== TASK DIRECTIONS ==
Retype the listing that follows, exactly as written.

== DATA ==

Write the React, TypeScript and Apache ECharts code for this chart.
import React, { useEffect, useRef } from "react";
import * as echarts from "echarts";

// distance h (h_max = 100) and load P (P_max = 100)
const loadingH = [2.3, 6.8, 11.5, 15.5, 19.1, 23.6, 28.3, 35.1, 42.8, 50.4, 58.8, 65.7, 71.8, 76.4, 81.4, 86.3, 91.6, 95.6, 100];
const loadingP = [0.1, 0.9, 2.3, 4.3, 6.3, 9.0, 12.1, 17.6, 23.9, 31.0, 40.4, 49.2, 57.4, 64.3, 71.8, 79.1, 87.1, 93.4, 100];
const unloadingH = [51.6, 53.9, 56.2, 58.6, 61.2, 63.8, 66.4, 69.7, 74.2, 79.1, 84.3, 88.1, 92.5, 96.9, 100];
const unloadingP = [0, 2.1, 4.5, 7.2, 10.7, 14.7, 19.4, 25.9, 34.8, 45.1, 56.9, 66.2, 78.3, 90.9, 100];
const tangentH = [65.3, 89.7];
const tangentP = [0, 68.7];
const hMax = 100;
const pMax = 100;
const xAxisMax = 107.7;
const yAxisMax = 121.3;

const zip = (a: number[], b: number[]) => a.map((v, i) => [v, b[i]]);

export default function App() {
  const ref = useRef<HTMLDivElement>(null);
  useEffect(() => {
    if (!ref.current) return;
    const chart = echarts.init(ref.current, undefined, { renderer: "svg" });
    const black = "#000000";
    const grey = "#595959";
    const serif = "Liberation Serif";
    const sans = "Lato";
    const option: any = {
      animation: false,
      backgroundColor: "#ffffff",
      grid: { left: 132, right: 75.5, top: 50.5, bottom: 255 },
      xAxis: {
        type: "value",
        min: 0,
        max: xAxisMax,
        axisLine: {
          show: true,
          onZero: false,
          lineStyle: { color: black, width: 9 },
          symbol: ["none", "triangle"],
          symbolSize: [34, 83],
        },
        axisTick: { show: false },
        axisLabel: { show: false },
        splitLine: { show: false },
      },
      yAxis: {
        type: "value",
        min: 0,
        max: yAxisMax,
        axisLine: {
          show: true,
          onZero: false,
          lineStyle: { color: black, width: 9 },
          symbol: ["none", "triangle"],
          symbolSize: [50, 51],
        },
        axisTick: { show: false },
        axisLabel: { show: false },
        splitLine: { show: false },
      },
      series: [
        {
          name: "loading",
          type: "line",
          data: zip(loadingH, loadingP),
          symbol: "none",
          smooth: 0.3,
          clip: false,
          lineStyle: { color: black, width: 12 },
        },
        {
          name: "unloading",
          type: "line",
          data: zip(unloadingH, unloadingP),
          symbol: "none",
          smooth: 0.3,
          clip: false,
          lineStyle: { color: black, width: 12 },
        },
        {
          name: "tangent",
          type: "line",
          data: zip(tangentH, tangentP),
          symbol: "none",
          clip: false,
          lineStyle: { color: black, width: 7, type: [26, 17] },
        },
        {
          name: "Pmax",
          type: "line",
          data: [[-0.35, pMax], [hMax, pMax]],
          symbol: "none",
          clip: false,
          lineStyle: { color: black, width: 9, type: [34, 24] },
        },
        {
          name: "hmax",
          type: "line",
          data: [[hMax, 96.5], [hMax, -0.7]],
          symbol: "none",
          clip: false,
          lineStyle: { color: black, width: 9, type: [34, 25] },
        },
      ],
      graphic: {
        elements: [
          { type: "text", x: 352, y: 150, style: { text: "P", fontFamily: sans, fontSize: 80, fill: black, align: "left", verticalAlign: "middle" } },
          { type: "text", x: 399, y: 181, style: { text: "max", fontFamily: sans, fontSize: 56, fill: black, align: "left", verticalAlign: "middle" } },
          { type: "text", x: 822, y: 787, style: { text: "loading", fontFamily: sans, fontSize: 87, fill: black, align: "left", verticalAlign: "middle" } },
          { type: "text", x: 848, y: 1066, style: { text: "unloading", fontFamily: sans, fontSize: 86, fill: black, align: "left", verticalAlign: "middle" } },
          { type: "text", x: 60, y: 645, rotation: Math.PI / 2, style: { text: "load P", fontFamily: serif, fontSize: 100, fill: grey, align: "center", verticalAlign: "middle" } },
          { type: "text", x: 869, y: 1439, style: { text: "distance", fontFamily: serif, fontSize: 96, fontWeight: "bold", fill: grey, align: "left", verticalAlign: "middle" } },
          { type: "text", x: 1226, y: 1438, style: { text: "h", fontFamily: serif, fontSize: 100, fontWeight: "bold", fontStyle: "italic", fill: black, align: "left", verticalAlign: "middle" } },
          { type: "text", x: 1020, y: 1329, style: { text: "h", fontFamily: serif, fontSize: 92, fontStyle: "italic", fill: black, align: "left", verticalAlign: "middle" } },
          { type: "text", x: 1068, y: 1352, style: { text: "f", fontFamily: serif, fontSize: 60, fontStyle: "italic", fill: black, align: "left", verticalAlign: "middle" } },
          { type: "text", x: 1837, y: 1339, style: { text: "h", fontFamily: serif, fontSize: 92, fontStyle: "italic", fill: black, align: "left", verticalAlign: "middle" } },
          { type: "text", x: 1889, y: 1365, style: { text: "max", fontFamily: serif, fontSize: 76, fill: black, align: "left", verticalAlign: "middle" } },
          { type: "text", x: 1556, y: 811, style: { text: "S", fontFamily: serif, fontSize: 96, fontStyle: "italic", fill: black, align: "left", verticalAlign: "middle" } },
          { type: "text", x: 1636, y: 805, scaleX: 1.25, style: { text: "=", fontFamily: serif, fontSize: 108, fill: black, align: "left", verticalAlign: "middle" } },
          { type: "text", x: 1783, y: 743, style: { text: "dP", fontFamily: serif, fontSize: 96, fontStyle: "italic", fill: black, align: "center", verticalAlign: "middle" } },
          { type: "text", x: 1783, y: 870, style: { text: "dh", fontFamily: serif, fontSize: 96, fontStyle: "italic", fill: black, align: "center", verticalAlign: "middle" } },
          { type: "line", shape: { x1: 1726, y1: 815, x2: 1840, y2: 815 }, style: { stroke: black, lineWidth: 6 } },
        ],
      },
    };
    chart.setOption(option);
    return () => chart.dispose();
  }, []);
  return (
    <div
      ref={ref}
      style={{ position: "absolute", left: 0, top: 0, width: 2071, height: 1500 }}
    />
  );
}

== RESPONSE TO THE EXERCISE ==
Write the React, TypeScript and Apache ECharts code for this chart.
import React, { useEffect, useRef } from "react";
import * as echarts from "echarts";

// distance h (h_max = 100) and load P (P_max = 100)
const loadingH = [2.3, 6.8, 11.5, 15.5, 19.1, 23.6, 28.3, 35.1, 42.8, 50.4, 58.8, 65.7, 71.8, 76.4, 81.4, 86.3, 91.6, 95.6, 100];
const loadingP = [0.1, 0.9, 2.3, 4.3, 6.3, 9.0, 12.1, 17.6, 23.9, 31.0, 40.4, 49.2, 57.4, 64.3, 71.8, 79.1, 87.1, 93.4, 100];
const unloadingH = [51.6, 53.9, 56.2, 58.6, 61.2, 63.8, 66.4, 69.7, 74.2, 79.1, 84.3, 88.1, 92.5, 96.9, 100];
const unloadingP = [0, 2.1, 4.5, 7.2, 10.7, 14.7, 19.4, 25.9, 34.8, 45.1, 56.9, 66.2, 78.3, 90.9, 100];
const tangentH = [65.3, 89.7];
const tangentP = [0, 68.7];
const hMax = 100;
const pMax = 100;
const xAxisMax = 107.7;
const yAxisMax = 121.3;

const zip = (a: number[], b: number[]) => a.map((v, i) => [v, b[i]]);

export default function App() {
  const ref = useRef<HTMLDivElement>(null);
  useEffect(() => {
    if (!ref.current) return;
    const chart = echarts.init(ref.current, undefined, { renderer: "svg" });
    const black = "#000000";
    const grey = "#595959";
    const serif = "Liberation Serif";
    const sans = "Lato";
    const option: any = {
      animation: false,
      backgroundColor: "#ffffff",
      grid: { left: 132, right: 75.5, top: 50.5, bottom: 255 },
      xAxis: {
        type: "value",
        min: 0,
        max: xAxisMax,
        axisLine: {
          show: true,
          onZero: false,
          lineStyle: { color: black, width: 9 },
          symbol: ["none", "triangle"],
          symbolSize: [34, 83],
        },
        axisTick: { show: false },
        axisLabel: { show: false },
        splitLine: { show: false },
      },
      yAxis: {
        type: "value",
        min: 0,
        max: yAxisMax,
        axisLine: {
          show: true,
          onZero: false,
          lineStyle: { color: black, width: 9 },
          symbol: ["none", "triangle"],
          symbolSize: [50, 51],
        },
        axisTick: { show: false },
        axisLabel: { show: false },
        splitLine: { show: false },
      },
      series: [
        {
          name: "loading",
          type: "line",
          data: zip(loadingH, loadingP),
          symbol: "none",
          smooth: 0.3,
          clip: false,
          lineStyle: { color: black, width: 12 },
        },
        {
          name: "unloading",
          type: "line",
          data: zip(unloadingH, unloadingP),
          symbol: "none",
          smooth: 0.3,
          clip: false,
          lineStyle: { color: black, width: 12 },
        },
        {
          name: "tangent",
          type: "line",
          data: zip(tangentH, tangentP),
          symbol: "none",
          clip: false,
          lineStyle: { color: black, width: 7, type: [26, 17] },
        },
        {
          name: "Pmax",
          type: "line",
          data: [[-0.35, pMax], [hMax, pMax]],
          symbol: "none",
          clip: false,
          lineStyle: { color: black, width: 9, type: [34, 24] },
        },
        {
          name: "hmax",
          type: "line",
          data: [[hMax, 96.5], [hMax, -0.7]],
          symbol: "none",
          clip: false,
          lineStyle: { color: black, width: 9, type: [34, 25] },
        },
      ],
      graphic: {
        elements: [
          { type: "text", x: 352, y: 150, style: { text: "P", fontFamily: sans, fontSize: 80, fill: black, align: "left", verticalAlign: "middle" } },
          { type: "text", x: 399, y: 181, style: { text: "max", fontFamily: sans, fontSize: 56, fill: black, align: "left", verticalAlign: "middle" } },
          { type: "text", x: 822, y: 787, style: { text: "loading", fontFamily: sans, fontSize: 87, fill: black, align: "left", verticalAlign: "middle" } },
          { type: "text", x: 848, y: 1066, style: { text: "unloading", fontFamily: sans, fontSize: 86, fill: black, align: "left", verticalAlign: "middle" } },
          { type: "text", x: 60, y: 645, rotation: Math.PI / 2, style: { text: "load P", fontFamily: serif, fontSize: 100, fill: grey, align: "center", verticalAlign: "middle" } },
          { type: "text", x: 869, y: 1439, style: { text: "distance", fontFamily: serif, fontSize: 96, fontWeight: "bold", fill: grey, align: "left", verticalAlign: "middle" } },
          { type: "text", x: 1226, y: 1438, style: { text: "h", fontFamily: serif, fontSize: 100, fontWeight: "bold", fontStyle: "italic", fill: black, align: "left", verticalAlign: "middle" } },
          { type: "text", x: 1020, y: 1329, style: { text: "h", fontFamily: serif, fontSize: 92, fontStyle: "italic", fill: black, align: "left", verticalAlign: "middle" } },
          { type: "text", x: 1068, y: 1352, style: { text: "f", fontFamily: serif, fontSize: 60, fontStyle: "italic", fill: black, align: "left", verticalAlign: "middle" } },
          { type: "text", x: 1837, y: 1339, style: { text: "h", fontFamily: serif, fontSize: 92, fontStyle: "italic", fill: black, align: "left", verticalAlign: "middle" } },
          { type: "text", x: 1889, y: 1365, style: { text: "max", fontFamily: serif, fontSize: 76, fill: black, align: "left", verticalAlign: "middle" } },
          { type: "text", x: 1556, y: 811, style: { text: "S", fontFamily: serif, fontSize: 96, fontStyle: "italic", fill: black, align: "left", verticalAlign: "middle" } },
          { type: "text", x: 1636, y: 805, scaleX: 1.25, style: { text: "=", fontFamily: serif, fontSize: 108, fill: black, align: "left", verticalAlign: "middle" } },
          { type: "text", x: 1783, y: 743, style: { text: "dP", fontFamily: serif, fontSize: 96, fontStyle: "italic", fill: black, align: "center", verticalAlign: "middle" } },
          { type: "text", x: 1783, y: 870, style: { text: "dh", fontFamily: serif, fontSize: 96, fontStyle: "italic", fill: black, align: "center", verticalAlign: "middle" } },
          { type: "line", shape: { x1: 1726, y1: 815, x2: 1840, y2: 815 }, style: { stroke: black, lineWidth: 6 } },
        ],
      },
    };
    chart.setOption(option);
    return () => chart.dispose();
  }, []);
  return (
    <div
      ref={ref}
      style={{ position: "absolute", left: 0, top: 0, width: 2071, height: 1500 }}
    />
  );
}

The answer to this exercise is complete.